Anak-anak sering merasa tertekan dengan harapan orangtuanya. Orangtua seringkali tidak bisa memahami bahwa anak mereka ternyata salah paham akan harapan mereka. Seperti ada jarak antara harapan yang dikatakan orangtua dengan penerimaan anak. Dalam hal ini, ditekankan pentingnya klarifikasi yang tepat atas harapan orangtua.
Harapan orangtua tentang nilai-nilai moral, perilaku sosial, tanggung jawab pekerjaan sekolah pada anak harus dinyatakan dengan jelas. Seringkali orangtua berasumsi bahwa anaknya dapat mengetahui apa yang diharapkannya tanpa perlu penjelasan yang eksplisit. Tetapi, sebaliknya ada orangtua yang terlalu banyak bicara tentang harapannya sehingga menimbulkan perdebatan yang terus menerus.
Pengharapan yang terlalu banyak (atau terlalu sedikit) dapat membuat salah paham antara orangtua dan anak.
Apabila harapan tidak dinyatakan secara jelas, anak hanya dapat berasumsi bahwa suatu perilaku yang mendapat pujian berarti merupakan perilaku yang memang diharapkan, sedangkan perilaku yang mendapat hukuman adalah perilaku yang mengecewakan (tidak diharapkan) orangtua. Pujian dan hukuman untuk perilaku orang lain (teman/saudara) juga akan dipersepsikan sebagai bentuk harapan orangtua terhadap mereka. Anak-anak juga dapat menjadi bingung dan akhirnya percaya bahwa harapan yang mereka miliki adalah juga harapan orangtua mereka. Jadi, ketika suatu saat mereka kecewa akan prestasi mereka, anak-anak merasa bahwa mereka tidak dapat memenuhi harapan orangtuanya. Berikut ini adalah salah satu contohnya:
Alison sering menolak untuk masuk sekolah, ia merasa kecewa dengan dirinya sendiri dan merasa bahwa orangtuanya juga kecewa akan dirinya. Alison berpikir bahwa ibunya berharap dia selalu mendapat nilai A pada pelajarannya.
Ketika hal tersebut dikonfirmasikan pada sang ibu, ternyata ibu Alison tidak keberatan kalau ia mendapat nilai B atau bahkan C, ia hanya berusaha memberi semangat kepada Alison. Tetapi Alison merasa bahwa ibunya berharap ia selalu dapat A, hal ini dikarenakan kakak lelakinya yang selalu mendapat nilai A dan dari pengamatannya kakaknya selalu dipuji sebagai siswa yang pandai. Alison berasumsi bahwa pujian ibunya kepada kakaknya adalah juga harapan ibu terhadapnya.

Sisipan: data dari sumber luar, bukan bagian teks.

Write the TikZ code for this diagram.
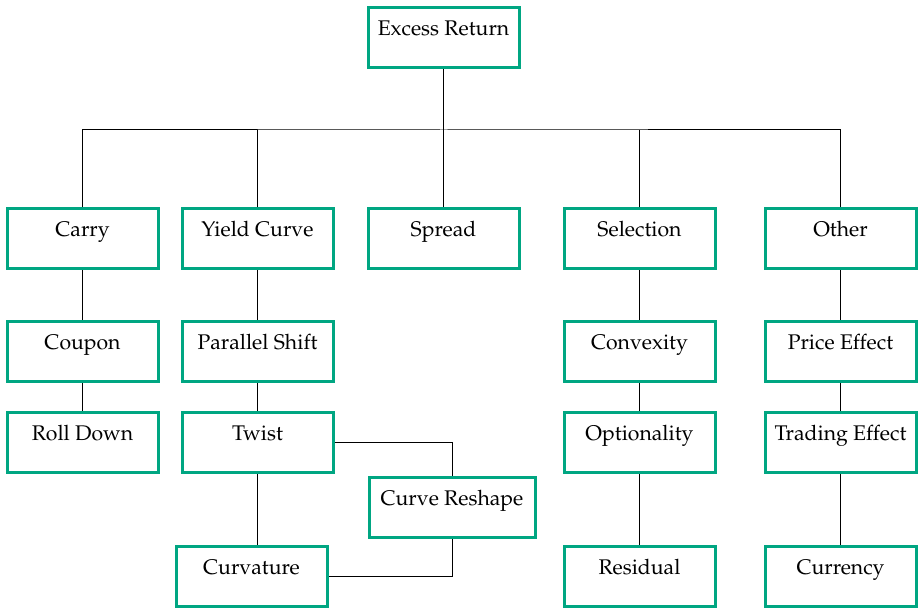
\documentclass[tikz,border=0pt]{standalone}
\usepackage[T1]{fontenc}
\usepackage{mathpazo}
\usepackage{tikz}
\definecolor{boxgreen}{RGB}{0,166,130}

\begin{document}
\begin{tikzpicture}[
    x=0.5pt, y=-0.5pt,
    box/.style={draw=boxgreen, line width=1.5pt, rectangle, minimum width=75.5pt,
                text height=7.4pt, text depth=10pt, inner ysep=6.3pt,
                font=\fontsize{10.6}{12.7}\selectfont},
    link/.style={draw=black, line width=0.5pt}
]
   \useasboundingbox (0,0) rectangle (918,608);

   % Top
   \node[box] (excess) at (443.5,38) {Excess Return};

   % First level
   \node[box] (carry)     at (82.5,239)  {Carry};
   \node[box] (yield)     at (257.5,239) {Yield Curve};
   \node[box] (spread)    at (443.5,239) {Spread};
   \node[box] (selection) at (639.5,239) {Selection};
   \node[box] (other)     at (840.5,239) {Other};

   % Second level
   \node[box] (coupon)    at (82.5,352)  {Coupon};
   \node[box] (parallel)  at (257.5,352) {Parallel Shift};
   \node[box] (convexity) at (639.5,352) {Convexity};
   \node[box] (price)     at (840.5,352) {Price Effect};

   % Third level
   \node[box] (rolldown)    at (82.5,443)  {Roll Down};
   \node[box] (twist)       at (257.5,443) {Twist};
   \node[box] (optionality) at (639.5,443) {Optionality};
   \node[box] (trading)     at (840.5,443) {Trading Effect};

   \node[box, minimum width=83pt] (reshape) at (452,508) {Curve Reshape};

   % Bottom level
   \node[box] (curvature) at (251.5,577) {Curvature};
   \node[box] (residual)  at (639.5,577) {Residual};
   \node[box] (currency)  at (840.5,577) {Currency};

   % Bus below the top box
   \coordinate (bus) at (443.5,130);
   \path[link] (excess) -- (spread);
   \path[link] (carry.north) |- (bus) -| (other.north);
   \path[link] (yield.north) -- (yield.north |- bus);
   \path[link] (selection.north) -- (selection.north |- bus);

   % Columns
   \path[link] (carry) -- (coupon);
   \path[link] (coupon) -- (rolldown);
   \path[link] (yield) -- (parallel);
   \path[link] (parallel) -- (twist);
   \path[link] (twist.south) -- (twist.south |- curvature.north);
   \path[link] (selection) -- (convexity);
   \path[link] (convexity) -- (optionality);
   \path[link] (optionality) -- (residual);
   \path[link] (other) -- (price);
   \path[link] (price) -- (trading);
   \path[link] (trading) -- (currency);

   % Curve reshape loop
   \path[link] (twist.east) -| (reshape.north);
   \path[link] (reshape.south) |- (curvature.east);

\end{tikzpicture}
\end{document}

Untuk membangkitkan harapan anak, orangtua dapat melakukan hal-hal sebagai berikut:
- hilangkan/minimalkan konflik yang ada,
- membuat persetujuan antara anak dan orangtua,
- tingkatkan kepercayaan diri anak, dan
- klarifikasi bentuk harapan orangtua.
Harapan akan menjadi sesuatu yang sangat kompleks, apabila tidak dinyatakan secara spesifik. Bentuk harapan haruslah yang realisitis dan sesuai dengan kemampuan anak dan dapat dicapai oleh anak secara efektif.

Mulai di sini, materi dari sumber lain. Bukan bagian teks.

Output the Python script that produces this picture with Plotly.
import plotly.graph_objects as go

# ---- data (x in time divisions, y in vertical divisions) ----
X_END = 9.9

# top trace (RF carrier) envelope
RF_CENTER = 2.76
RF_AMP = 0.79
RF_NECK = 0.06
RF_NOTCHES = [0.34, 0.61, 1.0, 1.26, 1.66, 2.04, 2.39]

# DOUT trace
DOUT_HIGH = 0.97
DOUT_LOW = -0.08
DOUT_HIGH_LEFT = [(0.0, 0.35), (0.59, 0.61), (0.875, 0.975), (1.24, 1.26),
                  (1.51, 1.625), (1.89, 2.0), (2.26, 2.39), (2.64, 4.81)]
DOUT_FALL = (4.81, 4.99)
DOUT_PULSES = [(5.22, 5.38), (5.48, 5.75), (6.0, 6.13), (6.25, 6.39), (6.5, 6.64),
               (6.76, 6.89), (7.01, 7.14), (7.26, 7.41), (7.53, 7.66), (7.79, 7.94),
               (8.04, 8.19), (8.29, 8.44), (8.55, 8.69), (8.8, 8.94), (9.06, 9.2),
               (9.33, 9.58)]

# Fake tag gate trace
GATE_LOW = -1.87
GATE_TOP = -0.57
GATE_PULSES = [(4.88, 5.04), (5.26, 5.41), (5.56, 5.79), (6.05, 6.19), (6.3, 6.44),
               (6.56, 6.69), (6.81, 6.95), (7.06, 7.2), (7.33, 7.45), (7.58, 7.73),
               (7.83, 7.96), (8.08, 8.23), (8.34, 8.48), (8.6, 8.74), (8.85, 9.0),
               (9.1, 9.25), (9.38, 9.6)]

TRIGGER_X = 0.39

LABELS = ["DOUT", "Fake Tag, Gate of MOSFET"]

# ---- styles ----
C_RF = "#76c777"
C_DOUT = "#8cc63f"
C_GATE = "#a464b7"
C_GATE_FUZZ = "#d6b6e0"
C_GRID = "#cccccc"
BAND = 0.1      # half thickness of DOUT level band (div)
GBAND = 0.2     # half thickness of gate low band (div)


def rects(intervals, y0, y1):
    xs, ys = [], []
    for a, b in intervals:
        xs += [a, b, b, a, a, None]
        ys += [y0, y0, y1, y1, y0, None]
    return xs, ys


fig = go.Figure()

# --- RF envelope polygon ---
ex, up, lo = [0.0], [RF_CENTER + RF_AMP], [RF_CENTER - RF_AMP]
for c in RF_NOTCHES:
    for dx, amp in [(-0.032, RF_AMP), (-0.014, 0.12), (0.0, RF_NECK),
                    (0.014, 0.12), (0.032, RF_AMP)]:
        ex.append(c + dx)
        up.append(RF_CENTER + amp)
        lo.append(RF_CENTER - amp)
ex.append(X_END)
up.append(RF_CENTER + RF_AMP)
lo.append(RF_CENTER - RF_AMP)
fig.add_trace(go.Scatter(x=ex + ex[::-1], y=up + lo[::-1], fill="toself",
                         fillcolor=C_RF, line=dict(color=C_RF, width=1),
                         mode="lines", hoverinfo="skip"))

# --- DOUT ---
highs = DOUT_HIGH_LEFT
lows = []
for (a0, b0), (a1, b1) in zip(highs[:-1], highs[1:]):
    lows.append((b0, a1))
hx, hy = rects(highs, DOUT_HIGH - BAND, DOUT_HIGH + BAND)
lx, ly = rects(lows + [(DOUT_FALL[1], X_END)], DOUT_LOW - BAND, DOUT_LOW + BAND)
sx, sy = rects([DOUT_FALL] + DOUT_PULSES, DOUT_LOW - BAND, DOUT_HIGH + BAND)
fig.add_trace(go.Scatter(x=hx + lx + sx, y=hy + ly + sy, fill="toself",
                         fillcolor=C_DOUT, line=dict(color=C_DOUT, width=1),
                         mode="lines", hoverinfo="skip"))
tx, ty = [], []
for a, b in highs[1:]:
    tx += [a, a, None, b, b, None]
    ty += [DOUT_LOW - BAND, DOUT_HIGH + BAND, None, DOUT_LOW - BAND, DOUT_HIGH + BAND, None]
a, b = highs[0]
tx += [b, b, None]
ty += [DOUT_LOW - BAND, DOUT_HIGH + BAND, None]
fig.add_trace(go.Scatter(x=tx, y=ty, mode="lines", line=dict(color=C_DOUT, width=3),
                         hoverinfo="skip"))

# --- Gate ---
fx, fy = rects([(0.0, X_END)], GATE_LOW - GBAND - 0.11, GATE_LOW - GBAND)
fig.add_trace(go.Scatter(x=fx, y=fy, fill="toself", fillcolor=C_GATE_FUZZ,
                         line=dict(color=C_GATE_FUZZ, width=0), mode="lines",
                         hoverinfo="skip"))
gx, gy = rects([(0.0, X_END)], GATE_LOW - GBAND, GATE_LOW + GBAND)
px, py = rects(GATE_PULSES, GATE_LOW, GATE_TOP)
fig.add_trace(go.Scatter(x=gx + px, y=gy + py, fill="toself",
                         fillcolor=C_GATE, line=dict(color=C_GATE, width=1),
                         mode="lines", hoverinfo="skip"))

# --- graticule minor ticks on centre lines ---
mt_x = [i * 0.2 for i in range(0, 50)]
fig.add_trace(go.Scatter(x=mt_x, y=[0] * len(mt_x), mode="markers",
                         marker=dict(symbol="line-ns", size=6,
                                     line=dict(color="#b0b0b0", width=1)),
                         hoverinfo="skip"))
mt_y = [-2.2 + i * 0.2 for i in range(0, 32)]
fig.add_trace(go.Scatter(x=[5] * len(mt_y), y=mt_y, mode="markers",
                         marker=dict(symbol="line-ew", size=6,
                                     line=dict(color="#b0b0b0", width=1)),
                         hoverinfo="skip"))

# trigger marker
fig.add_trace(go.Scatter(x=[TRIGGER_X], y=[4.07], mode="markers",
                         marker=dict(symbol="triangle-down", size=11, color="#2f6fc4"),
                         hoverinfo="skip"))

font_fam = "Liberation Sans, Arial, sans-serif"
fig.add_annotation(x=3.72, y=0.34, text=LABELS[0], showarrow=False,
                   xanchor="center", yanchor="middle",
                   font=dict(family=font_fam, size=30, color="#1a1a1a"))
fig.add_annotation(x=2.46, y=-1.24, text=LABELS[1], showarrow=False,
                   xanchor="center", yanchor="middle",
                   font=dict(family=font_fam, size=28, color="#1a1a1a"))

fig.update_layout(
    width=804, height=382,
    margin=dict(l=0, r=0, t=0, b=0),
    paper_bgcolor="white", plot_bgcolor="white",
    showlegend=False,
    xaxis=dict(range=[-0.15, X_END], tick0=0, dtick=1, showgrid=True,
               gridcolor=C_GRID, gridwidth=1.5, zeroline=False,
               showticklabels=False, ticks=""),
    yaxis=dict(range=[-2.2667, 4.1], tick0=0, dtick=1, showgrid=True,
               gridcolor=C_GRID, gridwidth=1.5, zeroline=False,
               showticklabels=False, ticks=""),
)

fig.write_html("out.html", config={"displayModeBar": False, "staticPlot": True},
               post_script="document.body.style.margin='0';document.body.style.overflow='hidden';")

Nilai-nilai harapan yang mendasar harus dinyatakan secara jelas, terang dan sederhana kepada anak.
Mereka harus memahami dengan tepat nilai-nilai apa yang diharapkan harus diikuti, dan nilai-nilai mana yang dapat mereka tentukan/pilih sendiri. Peraturan yang dibuat harus positif dan sederhana, karena semakin banyak peraturan, semakin anak merasa dirinya tidak dipercaya.
Perilaku anak harus selalu dipantau, sehingga dapat dipastikan bahwa mereka selalu mengikuti aturan yang berlaku, tetapi apabila suatu ketika mereka melanggarnya, orangtua jangan berdebat dengan anak, cukup dikatakan bahwa orangtua merasa kecewa atas ketidakjujuran mereka atau atas usaha yang rendah dari mereka.
Orangtua meng-indikasikan pada anak bahwa orangtua mengharapkan anaknya di masa depan tidak melanggar nilai-nilai tersebut, dan akan ada konsekuensi negatif kalau anak tidak mengikuti standar yang ada. Tetapi perlu diingat, hal ini jangan dinyatakan di depan teman sebayanya atau di depan saudaranya karena hanya akan mempermalukan anak dan memancing persaingan antar saudara. Orangtua tidak boleh membandingkan anak dengan saudara-saudaranya.
Bahan Rujukan:
Rimm, S. B. (2008). How to Parent So Children Will Learn: Strategies for Raising Happy, Achieving Children. Great Potential Press, Inc.